4.7.1. In tal senso, dunque, si deve qui statuire anche in sede rescissoria, con conseguente condanna di Poste Italiane s.p.a. al pagamento delle spese di questo giudizio di revocazione, liquidate come da dispositivo. Nulla è invece dovuto in relazione al giudizio definito con l’ordinanza revocata, nel quale il G. e la F. non hanno svolto attività processuali, dovendosi solo dare atto che, stante il tenore della pronuncia adottata per quel giudizio, sussistono, ai sensi del D.P.R. n. 115 del 2002, art. 13, comma 1 quater, i presupposti processuali per il versamento, da parte di Poste Italiane s.p.a., ivi ricorrente, di un ulteriore importo a titolo di contributo unificato, pari a quello previsto per il ricorso a norma dello stesso art. 13, comma 1 bis se dovuto, mentre “spetterà all’amministrazione giudiziaria verificare la debenza in concreto del contributo, per la inesistenza di cause originarie o sopravvenute di esenzione dal suo pagamento”.

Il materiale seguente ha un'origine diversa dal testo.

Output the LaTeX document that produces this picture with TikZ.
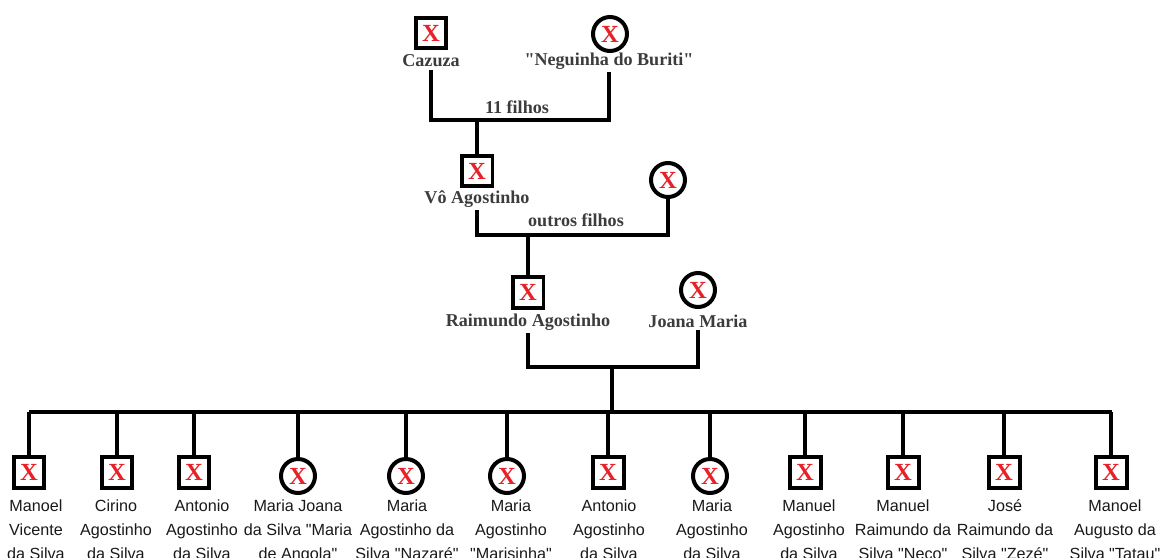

4.7.2. La fondatezza dell’odierno ricorso, invece, rende qui inapplicabile il D.P.R. n. 115 del 2002, art. 13, comma 1 quater.
P.Q.M.
La Corte accoglie il ricorso, revoca l’ordinanza n. 30746/2018 di questa Corte e, decidendo sul ricorso per cassazione n. 12078/2017, lo dichiara inammissibile.
Condanna Poste Italiane s.p.a. al pagamento delle spese di questo giudizio di revocazione, che si liquidano in Euro 3.000,00 per compensi, oltre alle spese forfettarie nella misura del 15%, agli esborsi liquidati in Euro 200,00, ed agli accessori di legge.
Nulla sulle spese del primo giudizio di legittimità, dandosi atto, esclusivamente in relazione a quest’ultimo, della sussistenza dei presupposti processuali per il versamento, da parte di Poste Italiane s.p.a., ivi ricorrente, dell’ulteriore importo a titolo di contributo unificato pari a quello previsto per il ricorso, giusta lo stesso art. 13, comma 1 bis se dovuto.
Così deciso in Roma, nella camera di consiglio della sezione Prima civile della Corte Suprema di Cassazione, il 9 settembre 2021.